On the other hand, when it comes to motion pictures shown in a theater, the only way you can "judge" it is after you have already put your hard-earned dollars in the coffers of the filmmakers, and if you are indeed offended by the product, guess what? You're not getting that money back. It's theirs now. Your adverse judgment doesn't mean jack squat to them, because you've already paid them to give your opinion.

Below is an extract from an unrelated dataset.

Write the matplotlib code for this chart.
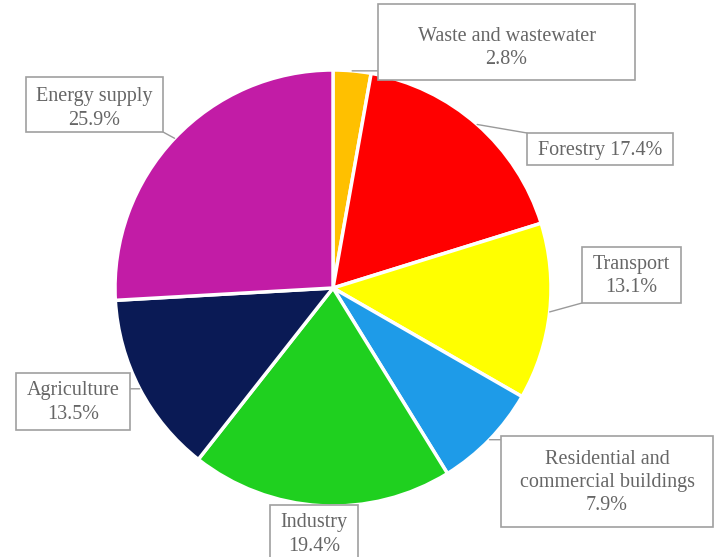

For example: I am not going to see the new movie Saved!, the satire that supposedly is "sweetly subversive" in targeting Christian youth. The filmmaker, a former parochial school student, goes to great pains to insist the movie doesn't "bash" Christians, but from everything I have seen and read of the movie, I believe it presents a caricatured subculture of comically stupid anti-Semitic gay-hating judgmental "Christians" (the 'bad' ones) and contrasts them with sweet, cool, Christians who are accepting of Jews (as if that was unusual), teen pregnancy and homosexuality. (the 'good' ones).
Now, I can only guess at what the movie looks like as a whole, but the critics and the filmmakers (including R.E.M's Michael Stipe, who co-wrote "Losing My Religion") all say, "See it, and judge for yourself," fully knowing that if I do see it, and verify my suspicions, I will have had to have paid them to do it, thus coaxing money out of me that they wouldn't have gotten if I had just trusted my instincts and ignored the movie.
Sorry, I am not going to be suckered into that.
I'd rather retain my ability to think for myself, instead of only knowing people tell me about it. Moore can have my $5.